Smith delayed Bowen's hearing by a year previously this month, citing that there was not enough time in one day to consider all evidence from both sides.

"Neither party pushed for mediation. We were - and still are - fully prepared to go to trial," Bowen's attorney, Keith Williams, a partner at Lannom & Williams, told The Wilson Post on Tuesday.

Williams maintains that Bowen's firing was "politically motivated" by former Mayor Philip Craighead in December 2014.

Bowen began working for the city in 1990 and was appointed chief of police in 2003 by former Public Safety Commissioner Billy Weeks, under the leadership of then-Mayor Don Fox.
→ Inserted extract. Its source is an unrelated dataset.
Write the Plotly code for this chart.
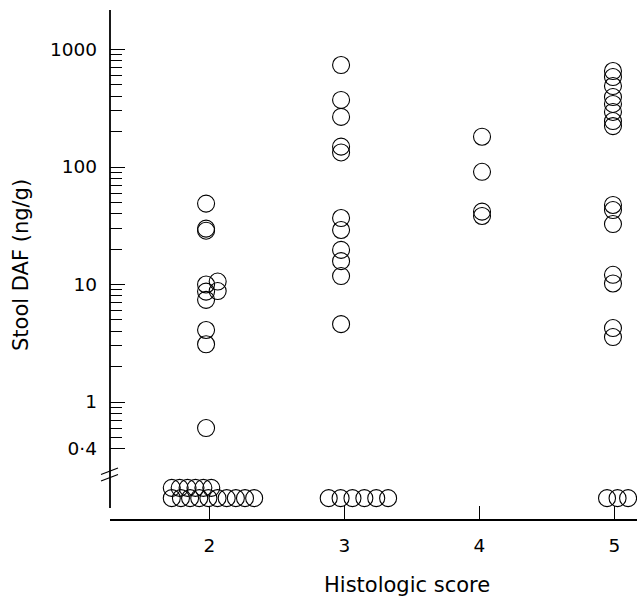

His termination was issued via e-mail by Craighead while Bowen was on sick leave. In an earlier interview with The Post, Bowen said, until his termination, his personnel file was clean and the department was running well.

Bowen was allegedly fired for withholding information from the mayor regarding Lebanon Public Safety's use of the Tennessee and Federal Bureau of Investigation's database.

City Attorney Andy Wright explained to media outlets that the agreement is one where police officers can log in to a database and look up criminal history and run tags. Bowen signed an agreement making himself personally liable to make sure everyone under him followed the rules. In order to do that, he could only allow people to use the database whom he could hire and fire.

A city charter change in May 2014 made Lebanon Public Safety its own department - one Bowen was not overseeing. He still insists he was doing nothing wrong in contacting the TBI about use of the information.

"He wouldn't keep his mouth shut about the city breaking the law," Williams continued.

In 2016 Mike Justice was appointed to serve as chief of police. Prior to that he had a long career in law enforcement and served as interim police chief.

According to Williams, his client is seeking "everything that was lost."

"We are seeking back pay and (Bowen's) job back - and if not, front-pay that he lost because of this political firing on the mayor's part," Williams said.

However, he added, "The judge has said to mediate it, and we will go in with an open mind."